Artist: Katsuhiro Yamaguchi
Venue: Gisela Capitain, Cologne
Exhibition Titles: Jikken Kobo / Experimental Workshop
Date: June 22 – August 31, 2012
Full gallery of images, press release and link available after the jump.
Images courtesy of Gisela Capitain, Cologne. Photos by Lothar Schnepf
At the end of World War II, Japan was left in ruins and a relative cultural void. There was a great need to redefine the various artistic fields. During this period, information on new cultural developments through books and journals was largely only available to the public through the library of CIE (Civil Information and Education section) set up by the Allied Occupation authority. Their weekly record concerts played the latest releases and also functioned as a meeting place.
Soon after Allied occupation ended in 1951, numerous innovative artistic groups emerged in Japan. They tested definitions and the practice of art by producing works in a variety of traditional and new media. The artists collaborated beyond the boundaries of artistic collectives, genres, and conventional exhibition spaces.

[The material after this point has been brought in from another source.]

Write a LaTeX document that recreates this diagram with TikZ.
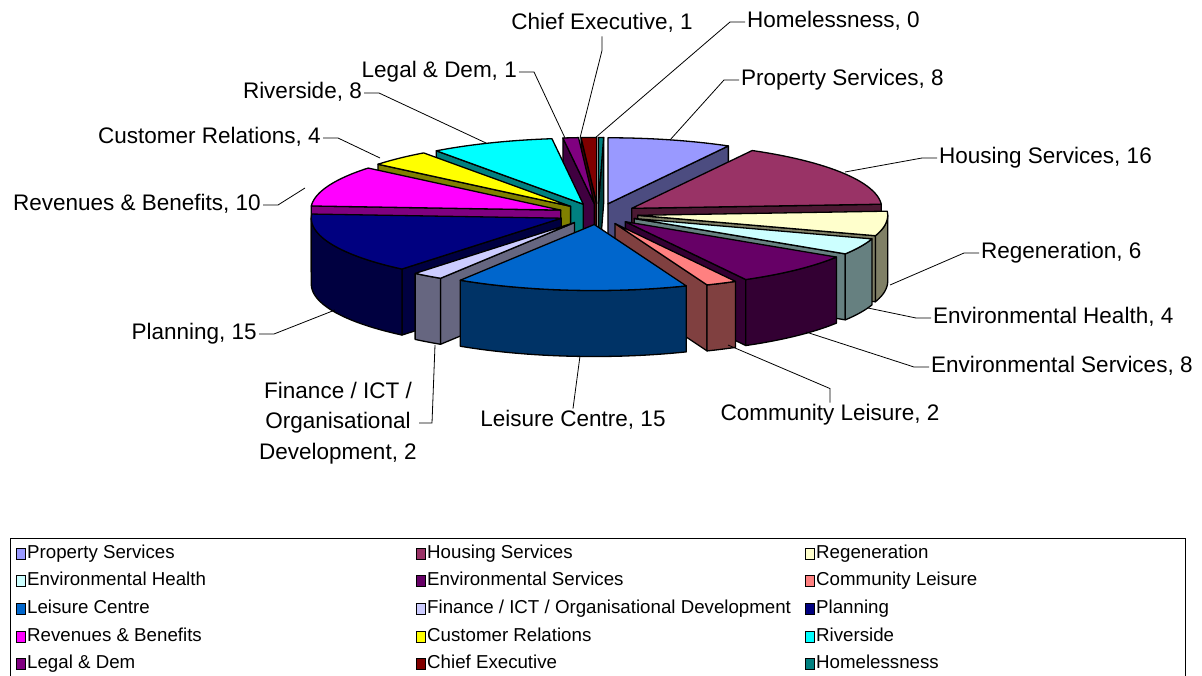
\documentclass[tikz,border=0pt]{standalone}
\usepackage{fontspec}
\setmainfont{Liberation Sans}
\usetikzlibrary{positioning}

\definecolor{propcol}{HTML}{9999FF}
\definecolor{houscol}{HTML}{993366}
\definecolor{regencol}{HTML}{FFFFCC}
\definecolor{envhcol}{HTML}{CCFFFF}
\definecolor{envscol}{HTML}{660066}
\definecolor{commcol}{HTML}{FF8080}
\definecolor{leiscol}{HTML}{0066CC}
\definecolor{fincol}{HTML}{CCCCFF}
\definecolor{plancol}{HTML}{000080}
\definecolor{revcol}{HTML}{FF00FF}
\definecolor{custcol}{HTML}{FFFF00}
\definecolor{rivcol}{HTML}{00FFFF}
\definecolor{legalcol}{HTML}{800080}
\definecolor{chiefcol}{HTML}{800000}
\definecolor{homecol}{HTML}{008080}

% pie centre, radii, explosion and height (in pixels)
\def\piecx{598}
\def\piecy{214}
\def\pierx{250}
\def\piery{66}
\def\pieex{40}
\def\pieh{66}

\tikzset{
  face/.style={draw=black, line width=1.3pt, line join=round},
  lblmulti/.style={font=\fontsize{22.5}{30.5}\selectfont, inner sep=2pt},
  lbl/.style={lblmulti, text height=16pt, text depth=4.5pt},
  leader/.style={draw=black, line width=0.8pt},
  lgd/.style={font=\fontsize{18.7}{22}\selectfont, inner sep=1pt, anchor=west, text height=13.5pt, text depth=4pt},
  swatch/.style={draw=black, line width=1pt}
}

% one exploded slice from angle #1 to #2 (clockwise chart, #1 < #2)
\newcommand{\pieslice}[3]{%
  \pgfmathsetmacro{\midang}{(#1+#2)/2}
  \pgfmathsetmacro{\ox}{\piecx+\pieex*cos(\midang)}
  \pgfmathsetmacro{\oy}{\piecy-\pieex*\piery/\pierx*sin(\midang)}
  \pgfmathtruncatemacro{\va}{cos(#1)>0.001}
  \ifnum\va=1
    \draw[face, fill=#3!50!black] (\ox,\oy) -- ({\ox+\pierx*cos(#1)},{\oy-\piery*sin(#1)}) -- ++(0,\pieh) -- (\ox,{\oy+\pieh}) -- cycle;
  \fi
  \pgfmathtruncatemacro{\vb}{cos(#2)<-0.001}
  \ifnum\vb=1
    \draw[face, fill=#3!50!black] (\ox,\oy) -- ({\ox+\pierx*cos(#2)},{\oy-\piery*sin(#2)}) -- ++(0,\pieh) -- (\ox,{\oy+\pieh}) -- cycle;
  \fi
  \pgfmathsetmacro{\angLo}{max(#1,-180)}
  \pgfmathsetmacro{\angHi}{min(#2,0)}
  \pgfmathtruncatemacro{\vc}{\angHi>\angLo}
  \ifnum\vc=1
    \draw[face, fill=#3!50!black] plot[domain=\angLo:\angHi, samples=30] ({\ox+\pierx*cos(\x)},{\oy-\piery*sin(\x)})
      -- plot[domain=\angHi:\angLo, samples=30] ({\ox+\pierx*cos(\x)},{\oy-\piery*sin(\x)+\pieh}) -- cycle;
  \fi
  \draw[face, fill=#3] (\ox,\oy) -- plot[domain=#1:#2, samples=30] ({\ox+\pierx*cos(\x)},{\oy-\piery*sin(\x)}) -- cycle;
}

\begin{document}
\begin{tikzpicture}[x=1pt, y=-1pt]

\useasboundingbox (0,0) rectangle (1202,675);
\fill[white] (0,0) rectangle (1202,675);

%Draw slices, back ones first
\foreach \a/\b/\col in {-271.2/-270/homecol, -270/-266.4/chiefcol, -266.4/-262.8/legalcol,
    61.2/90/propcol, -262.8/-234/rivcol, -234/-219.6/custcol, 3.6/61.2/houscol,
    -219.6/-183.6/revcol, -18/3.6/regencol, -183.6/-129.6/plancol, -32.4/-18/envhcol,
    -61.2/-32.4/envscol, -129.6/-122.4/fincol, -68.4/-61.2/commcol, -122.4/-68.4/leiscol} {
\pieslice{\a}{\b}{\col}
}

%Draw labels
\node[lbl] (chief) at (602,24) {Chief Executive, 1};
\node[lbl, anchor=west] (homeless) at (745,22) {Homelessness, 0};
\node[lbl, anchor=east] (legal) at (519,72) {Legal \& Dem, 1};
\node[lbl, anchor=west] (property) at (739,80) {Property Services, 8};
\node[lbl, anchor=west] (housing) at (937,158) {Housing Services, 16};
\node[lbl, anchor=west] (regen) at (979,253) {Regeneration, 6};
\node[lbl, anchor=west] (envh) at (931,318) {Environmental Health, 4};
\node[lbl, anchor=west] (envs) at (929,367) {Environmental Services, 8};
\node[lbl] (comm) at (830,415) {Community Leisure, 2};
\node[lbl] (leisure) at (573,421) {Leisure Centre, 15};
\node[lblmulti, anchor=east, align=center] (finance) at (419,423) {Finance / ICT /\\Organisational\\Development, 2};
\node[lbl, anchor=east] (planning) at (259,334) {Planning, 15};
\node[lbl, anchor=east] (revenues) at (263,205) {Revenues \& Benefits, 10};
\node[lbl, anchor=east] (customer) at (323,138) {Customer Relations, 4};
\node[lbl, anchor=east] (riverside) at (364,93) {Riverside, 8};

%Draw leader lines
\coordinate (chiefP) at (580,138);
\coordinate (homelessP) at (595,138);
\coordinate (legalP) at (565,138);
\coordinate (propertyP) at (670,140);
\coordinate (housingP) at (845,172);
\coordinate (regenP) at (890,285);
\coordinate (envhP) at (868,308);
\coordinate (envsP) at (806,332);
\coordinate (commP) at (728,345);
\coordinate (leisureP) at (580,356);
\coordinate (financeP) at (435,345);
\coordinate (planningP) at (335,310);
\coordinate (revenuesP) at (305,188);
\coordinate (customerP) at (380,158);
\coordinate (riversideP) at (486,143);

\draw[leader] (chief.south) -- ++(0,14) -- (chiefP);
\draw[leader] (homeless.west) -- ++(-15,0) -- (homelessP);
\draw[leader] (legal.east) -- ++(15,0) -- (legalP);
\draw[leader] (property.west) -- ++(-15,0) -- (propertyP);
\draw[leader] (housing.west) -- ++(-15,0) -- (housingP);
\draw[leader] (regen.west) -- ++(-15,0) -- (regenP);
\draw[leader] (envh.west) -- ++(-15,0) -- (envhP);
\draw[leader] (envs.west) -- ++(-15,0) -- (envsP);
\draw[leader] (comm.north) -- ++(0,-14) -- (commP);
\draw[leader] (leisure.north) -- (leisureP);
\draw[leader] (finance.east) -- ++(13,0) -- (financeP);
\draw[leader] (planning.east) -- ++(15,0) -- (planningP);
\draw[leader] (revenues.east) -- ++(15,0) -- (revenuesP);
\draw[leader] (customer.east) -- ++(15,0) -- (customerP);
\draw[leader] (riverside.east) -- ++(15,0) -- (riversideP);

%Draw legend
\draw[line width=0.8pt] (10,538) rectangle (1185,680);
\foreach \xx/\yy/\col/\txt [count=\i] in {
    16/554/propcol/{Property Services}, 416/554/houscol/{Housing Services}, 805/554/regencol/{Regeneration},
    16/581/envhcol/{Environmental Health}, 416/581/envscol/{Environmental Services}, 805/581/commcol/{Community Leisure},
    16/609/leiscol/{Leisure Centre}, 416/609/fincol/{Finance / ICT / Organisational Development}, 805/609/plancol/{Planning},
    16/637/revcol/{Revenues \& Benefits}, 416/637/custcol/{Customer Relations}, 805/637/rivcol/{Riverside},
    16/664/legalcol/{Legal \& Dem}, 416/664/chiefcol/{Chief Executive}, 805/664/homecol/{Homelessness}} {
\draw[swatch, fill=\col] (\xx,\yy-5.5) rectangle ++(9,11);
\node[lgd] (lg\i) at (\xx+10,\yy) {\txt};
}

\end{tikzpicture}
\end{document}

The earliest Japanese artist collective was the Jikken Kobo – Experimental Workshop. Founded in Tokyo 1951, with the encouragement of the poet and art critic Shuzo Takiguchi, the group included several composers, visual artists, set designers, a lighting designer, an engineer and musicians. Together with outside collaborators such as film-makers, dancers, choreographers and actors the group developed innovative multimedia and inter-disciplinary events producing concerts, performances, ballets, recitals and environmental art that paved the way for future avant-garde artists. Their focus was on the issue of collaborative work and the experimentation with new exhibition formats, they were constantly trying to break away from the narrow borders of the different field of arts. During these formative years in post-war Japan, the activities of the Experimental Workshop can be also understood as a social movement, the members working in a highly fluid way like a project team.
Incorporating new technology into their experiments was also important and led to the first use in an artistic context of the newly developed cassette recorders and slide projectors. Throughout the years of their activities until 1957, the group was pioneering the idea of inter-media and inter-disciplinary approach which is now never questioned any more.
Given that several members of the group were composers and musicians, from the very beginning the activities included musical experiments and recitals of new European contemporary music. Works by Schönberg and Messiaen were performed for the first time in japan at recitals of the group.
Toru Takemitsu worked part time for the Tokyo Tsushin Kogyo K. K. (now Sony) in the early 50’s, where the prototype for a Japanese-made tape recorder had recently been created. Sony and the Jikken Kobo entered a collaborative arrangement, where members of the collective created demo tapes to promote the product, while the company aided the Jikken Kobo by providing space to present their creative works. Thus the earliest pieces of Japanese ‘musique concrète’ were performed by the Jikken Kobo in 1952 (compositions by Shibata and Takemitsu). The Workshop’s 5th Exhibition and Presentation was an influential multimedia experiment. Apart from new compositions by members of the group the program showcased works that integrated automatic slide projections with montages of recorded everyday sounds or a narration, these were made using new technology produced by Tokyo Tsushin Kogyo K. K. It was the first concert in Japan for ‘musique concrète’ and electronic music.
To represent how important experimental music were for the activities of the Jikken Kobo a compilation of compositions by Jikken Kobo members from 1952 – 1962 is part of the exhibition.
Three of these ‘Auto-Slide’ works from the Jikken Kobo/Experimental Workshop are part of our exhibition. We can also screen the film ‘Ginrin (Silver Wheel) Bicycle in a Dream’ (1955), a collaboration between the experimental film maker Toshio Matsumoto, Katsuhiro Yamaguchi and other members of the Jikken Kobo. This promotional film for the Japanese bicycle industry used entirely newly developed visual effects and for the first time special effects in colour. One special effect used in the film was created through a new glass product fabricated in Japan in this time. Corrugated glass, known from skylights, greenhouses or industrial buildings, were used by Yamaguchi to diffuse light. The sci-fi/surrealistic lighting in the film was achieved through the use of this type of glass together with coloured light.
While the members of the Jikken Kobo were constantly striving to work with the newest artistic trends and technology, they also incorporated traditional Japanese forms into their projects. Experimentation was however not a means in itself but always meant an active engagement with society and the realities of the present.
In our entrance space a documentary film by Shozo Kitadai from the year 1956 shows the Jikken Kobo group and friends going on a journey together. Starting of as a classic ‘road movie‘ the film is very soon transformed into something else, scenes appear upside down or sideways, images overlap each other, the running speed varies or the film runs in reverse. Traditional landscape views are cut into these experimental passages and comic antics of the Jikken Kobo members. The undulating movement and playful experimentation with the medium reflect perfectly the Avantgarde spirit of the group.